5 tablespoons butter

4 very large Vidalia or sweet onions, thinly sliced in rounds

1 ½ tablespoons sugar

1 teaspoon salt

2 tablespoons flour

1 tablespoon fresh thyme leaves

4 cups beef broth

1 cup of water

1 cup dry red wine

1 loaf French baguette, cut into 3” cubes

12 thick slices Swiss cheese (Gruyere, Jarlsberg, etc…)

Instructions

Melt butter in an 5-6 quart dutch oven.  Add onions, sugar, and salt and cook over medium low heat, stirring very frequently until golden and caramelized, about 40-45 minutes.  Do not brown the onions – this is a low and slow process.  The onions should be silky and creamy.

Add flour and thyme and cook for 1 minute. Stir in broth, water, and wine and bring to a boil.  Reduce heat to low and let simmer for 20-30 minutes, stirring frequently.

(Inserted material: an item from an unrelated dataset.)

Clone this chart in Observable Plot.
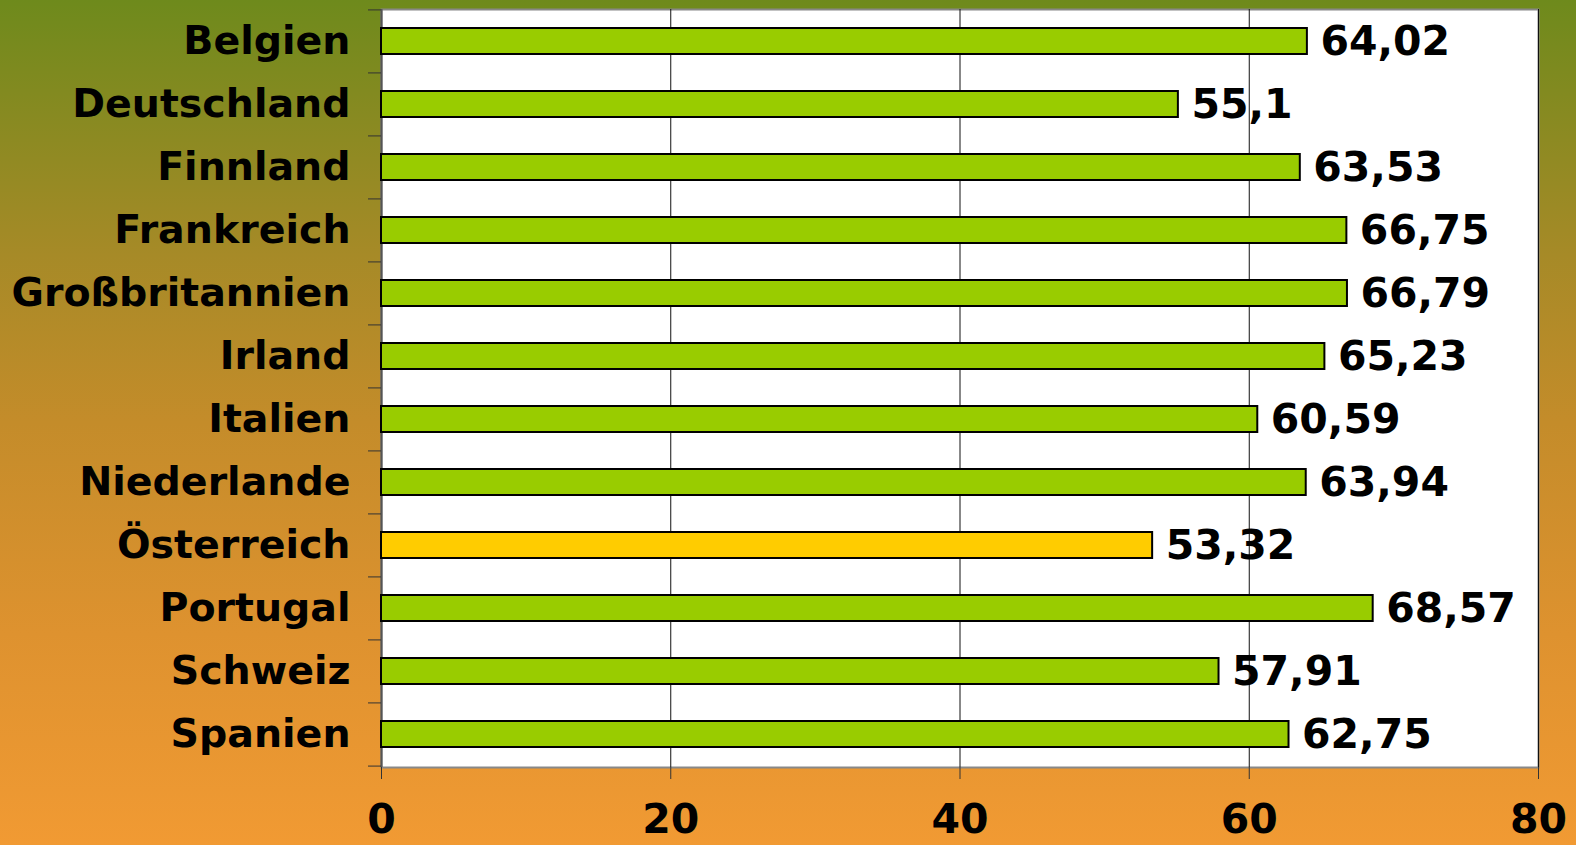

While the soup simmers, place bread cubes on a baking sheet and toast in preheated oven at 350 degrees for about 5-7 minutes until lightly browned and toasty.

Ladle the hot soup into 4 single serve oven-proof bowls (8-10 ounces).  Top with croutons to cover the soup.  Cover with 3 slices of the cheese

Broil in oven for 3-5 minutes until cheese is melted and and lightly browned.

Makes 4 servings, but easily doubles to 8…. and you are going to want more!!